Whether an exit offer is reasonable continues to be a sticky issue in the market, especially in relation to shares that trade below their net asset value. Acquirers should therefore remain sensitive to shareholder reaction as to the consideration offered. While the delisting transactions for 2009 and 2010 have generally offered a premium above the closing share price prior to the transaction announcement date, some of the delisting transactions were made at a price lower than the net asset value of the company. This has been a hotly debated issue in a number of voluntary delistings, where minority shareholders objected voraciously. Whether rightly or wrongly, the net asset value of the company will remain a benchmark for some shareholders as reflecting the “true” value of the shares and major shareholders looking to privatise must be prepared to defend their valuations.
Although the use of a voluntary delisting does not guarantee the buy-out of the minorities, once the delisting is approved, there is the disadvantage of remaining as a shareholder of illiquid shares in an unlisted company, and this often provides the motivation for minority shareholders to accept the exit offer. If minority shareholders do not accept the exit offer, the company will still be delisted, with minority shareholders remaining in the company. Acquirers using the voluntary delisting route must therefore assess whether their post-delisting objectives can be achieved with minority shareholders in place, and the potential exit strategies for these minority shareholders thereafter.
Schemes Of Arrangement
Where obtaining 100 per cent of the shares is key to the acquirer’s plans for the company post delisting, a scheme of arrangement may be preferred as it provides the comfort of a binary outcome – either compulsory buyout of all shareholders if the scheme is successful or the acquirer does not have to acquire any shares. A Singapore-listed and Singapore incorporated company may enter into an implementation agreement pursuant to which it agrees to undertake a scheme of arrangement for the acquisition by the acquirer of all its issued shares in accordance with section 210 of the Companies Act (chapter 50 of Singapore, the Companies Act). The scheme requires the approval of the majority in number of shareholders present and voting, representing 75 per cent or more in value of the shares voted. The scheme is also subject to approval by the High Court of Singapore.

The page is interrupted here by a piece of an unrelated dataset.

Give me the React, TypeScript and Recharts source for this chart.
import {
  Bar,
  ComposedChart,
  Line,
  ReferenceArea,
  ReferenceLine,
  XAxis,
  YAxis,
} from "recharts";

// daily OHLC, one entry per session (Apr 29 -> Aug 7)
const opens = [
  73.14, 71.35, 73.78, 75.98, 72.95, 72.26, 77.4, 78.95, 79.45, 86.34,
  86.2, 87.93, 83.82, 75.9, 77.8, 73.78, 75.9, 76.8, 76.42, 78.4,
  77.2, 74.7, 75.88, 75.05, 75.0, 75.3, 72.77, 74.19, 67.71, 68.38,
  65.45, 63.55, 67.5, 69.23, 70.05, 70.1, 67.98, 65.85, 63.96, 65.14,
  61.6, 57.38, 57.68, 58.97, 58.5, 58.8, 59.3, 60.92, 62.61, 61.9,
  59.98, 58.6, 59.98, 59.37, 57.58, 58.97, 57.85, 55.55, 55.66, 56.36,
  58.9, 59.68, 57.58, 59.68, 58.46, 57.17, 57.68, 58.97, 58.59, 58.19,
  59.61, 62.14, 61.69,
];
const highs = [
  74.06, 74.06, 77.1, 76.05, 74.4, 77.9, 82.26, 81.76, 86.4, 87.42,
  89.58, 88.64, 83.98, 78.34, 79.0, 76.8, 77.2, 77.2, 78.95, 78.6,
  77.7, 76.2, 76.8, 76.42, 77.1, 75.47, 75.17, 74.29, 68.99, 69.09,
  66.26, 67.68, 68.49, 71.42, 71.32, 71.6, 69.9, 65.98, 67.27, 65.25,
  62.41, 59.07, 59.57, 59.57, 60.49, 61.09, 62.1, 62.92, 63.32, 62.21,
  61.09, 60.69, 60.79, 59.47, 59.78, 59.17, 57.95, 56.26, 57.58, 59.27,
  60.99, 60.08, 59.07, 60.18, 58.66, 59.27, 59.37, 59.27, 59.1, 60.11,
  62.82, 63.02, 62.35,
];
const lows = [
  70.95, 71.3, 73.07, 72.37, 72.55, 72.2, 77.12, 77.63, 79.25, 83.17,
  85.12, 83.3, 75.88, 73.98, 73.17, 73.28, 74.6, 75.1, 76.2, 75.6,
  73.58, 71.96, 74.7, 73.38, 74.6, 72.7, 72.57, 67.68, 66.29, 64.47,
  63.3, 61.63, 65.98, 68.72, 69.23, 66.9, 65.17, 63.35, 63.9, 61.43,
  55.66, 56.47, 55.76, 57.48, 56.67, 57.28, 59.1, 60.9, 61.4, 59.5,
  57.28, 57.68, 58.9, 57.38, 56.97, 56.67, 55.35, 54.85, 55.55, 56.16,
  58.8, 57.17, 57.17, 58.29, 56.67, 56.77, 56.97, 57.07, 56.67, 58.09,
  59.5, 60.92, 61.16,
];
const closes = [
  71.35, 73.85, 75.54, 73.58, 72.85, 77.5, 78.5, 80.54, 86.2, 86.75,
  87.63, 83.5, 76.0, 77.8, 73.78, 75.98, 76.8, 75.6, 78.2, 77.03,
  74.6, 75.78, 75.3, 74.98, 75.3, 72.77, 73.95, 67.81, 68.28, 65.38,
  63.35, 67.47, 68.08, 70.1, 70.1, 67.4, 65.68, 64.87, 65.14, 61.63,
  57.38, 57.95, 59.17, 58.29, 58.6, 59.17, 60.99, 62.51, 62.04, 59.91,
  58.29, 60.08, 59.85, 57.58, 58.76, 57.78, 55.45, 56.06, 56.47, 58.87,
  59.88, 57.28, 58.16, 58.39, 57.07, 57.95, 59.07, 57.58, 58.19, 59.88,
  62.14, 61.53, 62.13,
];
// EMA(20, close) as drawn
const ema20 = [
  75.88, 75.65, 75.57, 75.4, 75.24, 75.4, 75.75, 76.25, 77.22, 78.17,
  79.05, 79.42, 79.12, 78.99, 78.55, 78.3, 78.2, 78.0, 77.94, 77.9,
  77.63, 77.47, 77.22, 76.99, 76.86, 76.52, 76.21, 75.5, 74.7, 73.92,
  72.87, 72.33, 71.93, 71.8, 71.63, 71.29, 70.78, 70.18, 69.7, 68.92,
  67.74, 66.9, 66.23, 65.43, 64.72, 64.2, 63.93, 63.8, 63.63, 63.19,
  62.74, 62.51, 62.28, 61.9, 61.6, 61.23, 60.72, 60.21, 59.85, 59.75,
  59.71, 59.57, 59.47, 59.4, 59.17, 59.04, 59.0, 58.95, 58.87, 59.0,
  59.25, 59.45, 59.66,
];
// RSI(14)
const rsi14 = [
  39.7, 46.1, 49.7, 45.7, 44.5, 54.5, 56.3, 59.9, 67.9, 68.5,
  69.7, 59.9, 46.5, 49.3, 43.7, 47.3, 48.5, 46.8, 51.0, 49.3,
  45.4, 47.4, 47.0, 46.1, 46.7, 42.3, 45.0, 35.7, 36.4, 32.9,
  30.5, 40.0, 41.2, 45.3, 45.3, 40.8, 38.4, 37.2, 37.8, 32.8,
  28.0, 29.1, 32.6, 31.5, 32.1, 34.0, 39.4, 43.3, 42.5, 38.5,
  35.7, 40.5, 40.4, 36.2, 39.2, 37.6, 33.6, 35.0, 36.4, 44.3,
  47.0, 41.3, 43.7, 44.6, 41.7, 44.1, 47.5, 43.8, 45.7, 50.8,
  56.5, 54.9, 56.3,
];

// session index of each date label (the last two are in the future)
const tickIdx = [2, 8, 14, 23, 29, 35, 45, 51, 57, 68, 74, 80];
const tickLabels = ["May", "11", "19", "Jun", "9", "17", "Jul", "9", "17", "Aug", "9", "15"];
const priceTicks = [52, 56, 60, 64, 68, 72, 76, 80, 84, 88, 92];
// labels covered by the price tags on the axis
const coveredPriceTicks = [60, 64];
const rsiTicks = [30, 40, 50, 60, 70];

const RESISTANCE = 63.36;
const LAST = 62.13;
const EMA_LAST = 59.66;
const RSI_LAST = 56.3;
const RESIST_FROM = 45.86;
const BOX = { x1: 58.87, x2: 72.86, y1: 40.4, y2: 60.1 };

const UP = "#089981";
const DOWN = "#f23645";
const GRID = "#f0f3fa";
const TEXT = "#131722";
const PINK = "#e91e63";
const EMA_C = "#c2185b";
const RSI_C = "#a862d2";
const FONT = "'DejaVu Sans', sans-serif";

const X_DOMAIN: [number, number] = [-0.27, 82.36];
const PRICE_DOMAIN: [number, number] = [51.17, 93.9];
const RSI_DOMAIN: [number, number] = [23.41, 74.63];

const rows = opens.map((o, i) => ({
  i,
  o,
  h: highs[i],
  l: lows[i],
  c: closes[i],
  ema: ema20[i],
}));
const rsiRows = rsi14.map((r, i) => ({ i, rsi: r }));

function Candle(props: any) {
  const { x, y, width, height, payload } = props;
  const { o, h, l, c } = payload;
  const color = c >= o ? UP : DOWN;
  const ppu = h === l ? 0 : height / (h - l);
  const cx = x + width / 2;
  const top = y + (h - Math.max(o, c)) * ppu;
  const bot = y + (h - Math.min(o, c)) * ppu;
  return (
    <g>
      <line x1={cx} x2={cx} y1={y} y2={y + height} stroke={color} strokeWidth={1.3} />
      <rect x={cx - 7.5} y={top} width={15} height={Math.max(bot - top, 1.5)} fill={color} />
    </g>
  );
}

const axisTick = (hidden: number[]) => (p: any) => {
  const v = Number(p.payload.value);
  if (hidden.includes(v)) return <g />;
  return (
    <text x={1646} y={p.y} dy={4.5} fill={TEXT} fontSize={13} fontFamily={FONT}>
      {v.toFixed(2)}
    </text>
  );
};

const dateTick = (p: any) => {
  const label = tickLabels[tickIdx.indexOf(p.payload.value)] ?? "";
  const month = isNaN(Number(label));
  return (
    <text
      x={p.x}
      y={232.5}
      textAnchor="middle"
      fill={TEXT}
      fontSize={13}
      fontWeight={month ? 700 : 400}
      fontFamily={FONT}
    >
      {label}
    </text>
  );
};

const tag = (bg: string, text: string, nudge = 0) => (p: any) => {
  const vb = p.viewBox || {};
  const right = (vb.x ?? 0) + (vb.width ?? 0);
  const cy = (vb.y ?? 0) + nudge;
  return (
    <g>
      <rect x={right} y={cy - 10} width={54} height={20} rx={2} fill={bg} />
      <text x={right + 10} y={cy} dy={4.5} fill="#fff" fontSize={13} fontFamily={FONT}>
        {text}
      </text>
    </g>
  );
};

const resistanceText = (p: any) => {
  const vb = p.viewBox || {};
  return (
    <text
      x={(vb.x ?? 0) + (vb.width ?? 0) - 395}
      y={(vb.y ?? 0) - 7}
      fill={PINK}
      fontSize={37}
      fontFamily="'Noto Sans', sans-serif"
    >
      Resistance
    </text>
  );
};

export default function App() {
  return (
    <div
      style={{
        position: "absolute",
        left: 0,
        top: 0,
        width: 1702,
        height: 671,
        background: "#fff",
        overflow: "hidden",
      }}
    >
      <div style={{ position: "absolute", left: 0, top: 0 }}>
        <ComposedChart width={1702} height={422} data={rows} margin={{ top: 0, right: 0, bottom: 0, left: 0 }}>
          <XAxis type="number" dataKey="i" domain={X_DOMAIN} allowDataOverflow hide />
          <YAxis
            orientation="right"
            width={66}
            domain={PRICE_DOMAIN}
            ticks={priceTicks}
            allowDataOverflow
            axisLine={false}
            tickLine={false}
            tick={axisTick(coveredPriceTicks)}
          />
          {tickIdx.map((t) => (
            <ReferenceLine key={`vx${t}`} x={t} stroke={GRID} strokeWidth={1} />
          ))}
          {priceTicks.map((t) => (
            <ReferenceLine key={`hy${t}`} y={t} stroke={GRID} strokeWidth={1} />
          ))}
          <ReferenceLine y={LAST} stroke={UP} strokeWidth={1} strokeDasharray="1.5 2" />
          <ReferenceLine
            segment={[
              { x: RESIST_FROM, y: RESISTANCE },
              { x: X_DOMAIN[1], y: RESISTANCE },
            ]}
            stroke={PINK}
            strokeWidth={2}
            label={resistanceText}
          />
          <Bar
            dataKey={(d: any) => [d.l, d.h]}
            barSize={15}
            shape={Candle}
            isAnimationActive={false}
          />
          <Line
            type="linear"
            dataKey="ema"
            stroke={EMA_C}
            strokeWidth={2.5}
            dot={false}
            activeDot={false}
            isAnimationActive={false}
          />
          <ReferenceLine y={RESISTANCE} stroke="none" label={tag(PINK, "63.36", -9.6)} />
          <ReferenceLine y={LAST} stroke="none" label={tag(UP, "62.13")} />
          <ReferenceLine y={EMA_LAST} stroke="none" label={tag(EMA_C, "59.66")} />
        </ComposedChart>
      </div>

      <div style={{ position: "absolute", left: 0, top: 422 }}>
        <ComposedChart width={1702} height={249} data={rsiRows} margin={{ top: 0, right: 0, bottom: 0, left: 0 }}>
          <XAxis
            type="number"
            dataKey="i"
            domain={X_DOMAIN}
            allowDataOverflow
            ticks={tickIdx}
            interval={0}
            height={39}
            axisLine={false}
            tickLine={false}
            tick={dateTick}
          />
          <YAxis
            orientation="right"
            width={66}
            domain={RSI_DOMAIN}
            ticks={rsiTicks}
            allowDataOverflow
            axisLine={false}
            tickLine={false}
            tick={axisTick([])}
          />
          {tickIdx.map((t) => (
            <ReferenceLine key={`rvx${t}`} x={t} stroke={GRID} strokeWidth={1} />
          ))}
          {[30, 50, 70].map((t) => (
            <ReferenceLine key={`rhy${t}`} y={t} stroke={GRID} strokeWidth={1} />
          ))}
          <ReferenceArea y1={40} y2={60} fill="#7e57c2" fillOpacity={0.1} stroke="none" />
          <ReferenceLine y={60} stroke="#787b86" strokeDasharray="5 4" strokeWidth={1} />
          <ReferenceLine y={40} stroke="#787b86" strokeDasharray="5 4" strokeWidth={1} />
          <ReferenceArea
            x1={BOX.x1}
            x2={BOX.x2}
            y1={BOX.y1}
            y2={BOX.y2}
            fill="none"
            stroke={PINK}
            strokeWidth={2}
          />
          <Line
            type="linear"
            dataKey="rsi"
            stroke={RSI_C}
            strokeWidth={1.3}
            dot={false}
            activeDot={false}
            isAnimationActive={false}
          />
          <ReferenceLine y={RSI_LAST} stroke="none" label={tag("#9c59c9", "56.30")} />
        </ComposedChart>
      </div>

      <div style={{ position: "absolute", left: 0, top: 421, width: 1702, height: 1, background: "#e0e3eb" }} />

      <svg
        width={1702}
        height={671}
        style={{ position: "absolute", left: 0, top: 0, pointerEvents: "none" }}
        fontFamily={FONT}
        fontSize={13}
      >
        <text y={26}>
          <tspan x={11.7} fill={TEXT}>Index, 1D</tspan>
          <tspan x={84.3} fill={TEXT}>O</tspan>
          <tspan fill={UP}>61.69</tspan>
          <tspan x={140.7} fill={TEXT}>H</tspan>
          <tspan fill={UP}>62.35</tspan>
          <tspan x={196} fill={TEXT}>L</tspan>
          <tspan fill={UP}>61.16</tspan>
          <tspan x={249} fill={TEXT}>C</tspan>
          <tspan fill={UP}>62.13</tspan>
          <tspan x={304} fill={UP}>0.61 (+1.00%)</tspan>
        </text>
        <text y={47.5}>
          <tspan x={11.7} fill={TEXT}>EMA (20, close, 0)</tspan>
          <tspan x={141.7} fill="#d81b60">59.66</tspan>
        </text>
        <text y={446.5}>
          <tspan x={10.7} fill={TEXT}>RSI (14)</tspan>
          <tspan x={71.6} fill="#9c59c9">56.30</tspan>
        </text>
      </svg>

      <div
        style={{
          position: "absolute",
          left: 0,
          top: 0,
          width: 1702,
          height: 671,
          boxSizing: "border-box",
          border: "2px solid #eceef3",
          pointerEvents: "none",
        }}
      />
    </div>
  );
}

Major shareholders looking to privatise may be disadvantaged in a scheme of arrangement as, unlike a voluntary delisting, they would not be permitted to vote on the scheme and the decision would be entirely in the hands of minority shareholders. In addition, as a scheme must be approved by a majority in number present and voting on the scheme, the transaction could be defeated by a large number of shareholders holding a very small number of shares.
Voluntary delistings, schemes of arrangement and amalgamations (discussed below) require the co-operation of the target company. If this is not expected to be forthcoming, an acquirer would need to consider implementing the privatisation by way of a general offer for the company. In addition, where there is substantial interloper risk, a general offer structure allows an acquirer to retain greater flexibility in its ability to respond to a competing bid. Where the intention is to privatise, the offer should be conditional upon the acquirer receiving acceptances for more than 90 per cent of the outstanding shares of the company. If the acquirer holds more than 90 per cent of the company, the listed company would no longer meet its free float requirement and the Singapore Exchange would direct that the company be delisted if the acquirer does not restore the free float after the close of the offer. In addition, if the acquirer receives sufficient acceptances to exercise its rights of compulsory acquisition under the Companies Act, it can squeeze out the minority shareholders who have not accepted the general offer.
Where the Singapore-listed company is also a Singapore incorporated company, the privatisation could take place by way of an amalgamation under section 215A of the Companies Act. Amalgamations are akin to US-style mergers in which a merging entity is absorbed into an acquiring entity. The acquirer and the listed company would enter into an agreement to implement an amalgamation of the two companies with the acquirer as the surviving company or with both companies merging into a new company. The amalgamation must be approved by not less than 75 per cent of the shareholders of each amalgamating company, and the board of directors of each amalgamating company must give a solvency statement, stating its belief that the amalgamated company will remain solvent for the next 12 months. On completion of the amalgamation, the Singapore-listed company will be delisted and cease to exist as a separate legal entity and all its property, rights, privileges, obligations and liabilities will be transferred to and vest in the amalgamated entity.
The provisions for amalgamations under the Companies Act were introduced in Singapore in 2005. While amalgamations have been used to effect internal restructurings, we have yet to see a privatisation in Singapore being implemented by way of an amalgamation. There are several possible reasons for this. First, acquirers remain understandably reluctant to be the test case for a new acquisition structure. In addition, directors on the board of a public company are likely to be wary of providing a forward looking solvency statement for the amalgamated company on a consolidated basis, as they are personally liable for such statements. Lastly, as with a scheme, major shareholders looking to privatise would not be permitted to vote on the amalgamation and this invariably increases the execution risk of the transaction.
* * *
Delistings are part and parcel of a functioning capital market. As companies continue to review their valuations in the aftermath of the financial crisis, and look to strategically reposition themselves for better market conditions, privatisation will remain a key option for consideration. In determining the most appropriate transaction structure, acquirers must assess which structure allows them to adequately manage their execution risks while achieving their objectives for delisting.